Insomma Caterino faceva la spia.
Il
9 luglio dell’anno seguente il pretore del lavoro di Torino Angelo
Converso gira alla pretura penale gli atti del processo, che per Ceresa
si chiuse con una sconfitta. Diede però avvio ad un’indagine penale che
portò, il 5 agosto, il magistrato Raffaele Guariniello a presentarsi
davanti ai cancelli della FIAT con un atto che prevedeva l’accesso
all’archivio dei servizi generali. Mancando i funzionari in grado di
aprire la cassaforte, Guariniello portò via la parte disponibile e tornò
ad inizio settembre.
Nonostante
alcuni testimoni avessero notato un particolare affollamento nei giorni
precedenti presso l’archivio aziendale, al suo ritorno il magistrato
trovò ben 350.000 schede relative ai dipendenti.
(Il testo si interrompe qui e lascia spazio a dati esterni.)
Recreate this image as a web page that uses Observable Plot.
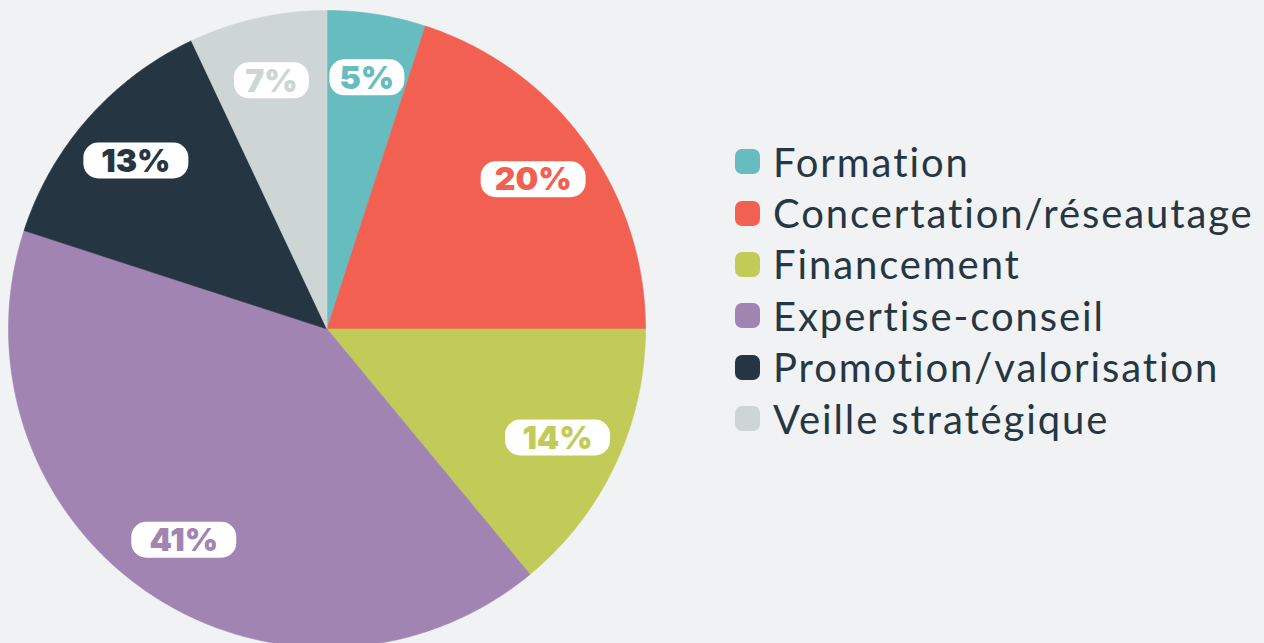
<!DOCTYPE html>
<html><head><meta charset="utf-8">
<script src="https://cdn.jsdelivr.net/npm/d3@7"></script>
<script src="https://cdn.jsdelivr.net/npm/@observablehq/plot@0.6"></script>
<style>
html,body{margin:0;padding:0;background:#f0f2f4;}
#wrap{position:relative;width:1264px;height:643px;overflow:hidden;background:#f0f2f4;}
#chart{position:absolute;left:0;top:0;}
#legend{position:absolute;left:735px;top:136px;width:529px;}
#legend .lg-swatches{font-family:Lato, sans-serif !important;font-size:40px !important;color:#263642 !important;margin:0 !important;letter-spacing:1.9px;font-variant-ligatures:none;font-feature-settings:"liga" 0;}
#legend .lg-swatch{height:51.4px;padding:0 !important;margin:0 !important;display:flex;align-items:center;}
#legend .lg-swatch svg{margin-right:13px !important;}
#legend .lg-swatch svg rect{rx:7px;ry:7px;}
#legend .lg-swatch-label{overflow:visible !important;}
</style></head><body>
<div id="wrap"><div id="chart"></div><div id="legend"></div></div>
<script>
const categories = ["Formation", "Concertation/réseautage", "Financement", "Expertise-conseil", "Promotion/valorisation", "Veille stratégique"];
const values = [5, 20, 14, 41, 13, 7];
const colors = ["#67bcc0", "#f26052", "#c2ca58", "#a284b3", "#253642", "#cdd5d5"];

const data = categories.map((c, i) => ({cat: c, value: values[i]}));
const arcs = d3.pie().sort(null).value(d => d.value)(data);

// slice polygons derived from pie angles (unit circle)
const pts = [];
for (const a of arcs) {
  pts.push({cat: a.data.cat, x: 0, y: 0});
  const n = Math.max(2, Math.ceil((a.endAngle - a.startAngle) / 0.01));
  for (let k = 0; k <= n; k++) {
    const t = a.startAngle + (a.endAngle - a.startAngle) * k / n;
    pts.push({cat: a.data.cat, x: Math.sin(t), y: Math.cos(t)});
  }
  pts.push({cat: a.data.cat, x: 0, y: 0});
}

const labelR = 0.8;
const labels = arcs.map(a => {
  const m = (a.startAngle + a.endAngle) / 2;
  return {cat: a.data.cat, value: a.data.value, text: a.data.value + "%", x: labelR * Math.sin(m), y: labelR * Math.cos(m)};
});

function pill(w, h, r) {
  return {draw(ctx) {
    const x0 = -w / 2, x1 = w / 2, y0 = -h / 2, y1 = h / 2;
    ctx.moveTo(x0 + r, y0);
    ctx.lineTo(x1 - r, y0);
    ctx.arc(x1 - r, y0 + r, r, -Math.PI / 2, 0);
    ctx.lineTo(x1, y1 - r);
    ctx.arc(x1 - r, y1 - r, r, 0, Math.PI / 2);
    ctx.lineTo(x0 + r, y1);
    ctx.arc(x0 + r, y1 - r, r, Math.PI / 2, Math.PI);
    ctx.lineTo(x0, y0 + r);
    ctx.arc(x0 + r, y0 + r, r, Math.PI, 1.5 * Math.PI);
    ctx.closePath();
  }};
}

const cx = 326.5, cy = 328.5, R = 318.5;
const chart = Plot.plot({
  width: 1264,
  height: 643,
  margin: 0,
  style: {background: "transparent", overflow: "visible"},
  x: {domain: [-1, 1], range: [cx - R, cx + R], axis: null},
  y: {domain: [-1, 1], range: [cy + R, cy - R], axis: null},
  color: {domain: categories, range: colors},
  marks: [
    Plot.line(pts, {x: "x", y: "y", z: "cat", fill: "cat", stroke: "cat", strokeWidth: 0.6, curve: "linear"}),
    Plot.dot(labels.filter(d => d.text.length <= 2), {x: "x", y: "y", symbol: pill(75, 36, 15), r: 10, fill: "white", stroke: "none"}),
    Plot.dot(labels.filter(d => d.text.length > 2), {x: "x", y: "y", symbol: pill(105, 36, 15), r: 10, fill: "white", stroke: "none"}),
    Plot.text(labels, {x: "x", y: "y", text: "text", fill: "cat", fontSize: 32, fontWeight: 900, fontFamily: "Inter, sans-serif", dy: 1, style: {letterSpacing: "-0.5px"}})
  ]
});
document.getElementById("chart").appendChild(chart);

const legend = Plot.legend({
  color: {domain: categories, range: colors},
  legend: "swatches",
  columns: 1,
  swatchSize: 25,
  className: "lg"
});
document.getElementById("legend").appendChild(legend);
</script>
</body></html>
Molti documenti
contenevano dati che potevano provenire esclusivamente dalla procura
della Repubblica e dagli uffici di polizia e carabinieri.
Si
evinceva che l’attività di spionaggio andava avanti da un ventennio e
aveva come scopo quello di valutare l’appartenenza ideologica dei
lavoratori (assunti o potenziali), oltre alla loro vita privata, in modo
da scartare, isolare e marginalizzare gli individui politicizzati e
conflittuali.
Sul
banco degli imputati finì subito Mario Cellerino, ex colonnello dei CC,
e responsabile della sicurezza aziendale insieme al colonnello Enrico
Stettermjer del Sid di Torino, che dalla FIAT percepiva 150.000 lire al
mese. Insieme a loro numerosi funzionari della questura di Torino che
ricevano puntualmente elargizioni e regali in cambio di informazioni.
Gli
imputati si difesero sostenendo che per alcuni reparti era necessario
assumere informazioni particolari perché si richiedeva il Nulla Osta di
sicurezza, un’abilitazione speciale al trattamento di informazioni e
documenti riservati. In realtà il Nos non era richiesto per molti
lavoratori, e soprattutto perché pagare per avere dati che a quel punto
sarebbero stati dovuti?
I
magistrati chiesero di esaminare i dipendenti che effettivamente
avevano bisogno del Nos, ma a quel punto il Presidente del consiglio
Andreotti oppose il segreto di stato. Nel 1978 la sentenza di primo
grado condannò 36 imputati, nessuno di loro però scontò la pena perché
prima dell’appello scattò la prescrizione.